Communication discipline is essential to successful diligence. Regular status updates, clear ownership of tasks, and defined decision points help maintain momentum. Use a centralized repository for all title and lien documents, with version controls and access restricted to authorized team members. Maintain a clear audit trail of who requested what searches, when results were delivered, and how issues were resolved. Involve senior stakeholders early if a high-risk item could derail the transaction or require structural changes, such as a new financing strategy or a different acquisition vehicle. Transparent, timely communication reduces surprises at closing.
The closing phase should reflect a finalized, reliable set of title commitments, lien releases, and easement schedules. Verify that all conditions precedent have been satisfied, including third-party consents and regulatory approvals. Ensure that the escrow arrangements cover any outstanding claims, with specified release triggers tied to cure milestones. A post-closing plan should address ongoing recordkeeping, ongoing compliance with covenants, and the monitoring of any post-closing restrictions that could affect operation or future refinancing. Build a learnings log from the transaction to refine future diligence checklists and accelerate decision-making in subsequent acquisitions.

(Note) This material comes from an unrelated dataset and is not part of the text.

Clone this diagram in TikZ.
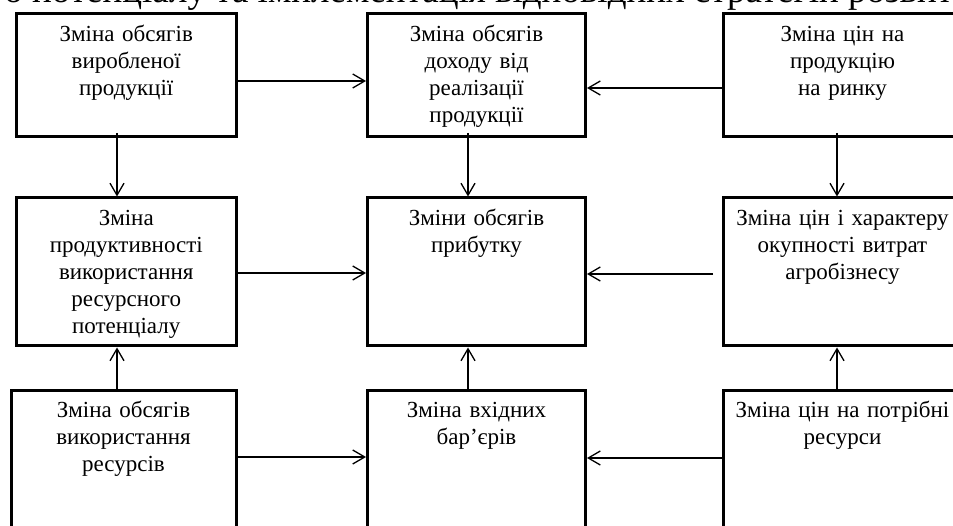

Finally, build resilient processes that scale with portfolio growth. Invest in standardized diligence templates, checklists, and scoring systems to compare properties consistently. Leverage data analytics to identify recurring lien types, common easement patterns, and typical title defects across markets. Create playbooks that guide negotiations, cure timelines, and risk allocations, ensuring that your team can move quickly while maintaining rigor. Embedding diligence into a market-facing strategy improves investment outcomes and sustains long-term confidence among lenders, investors, and operators.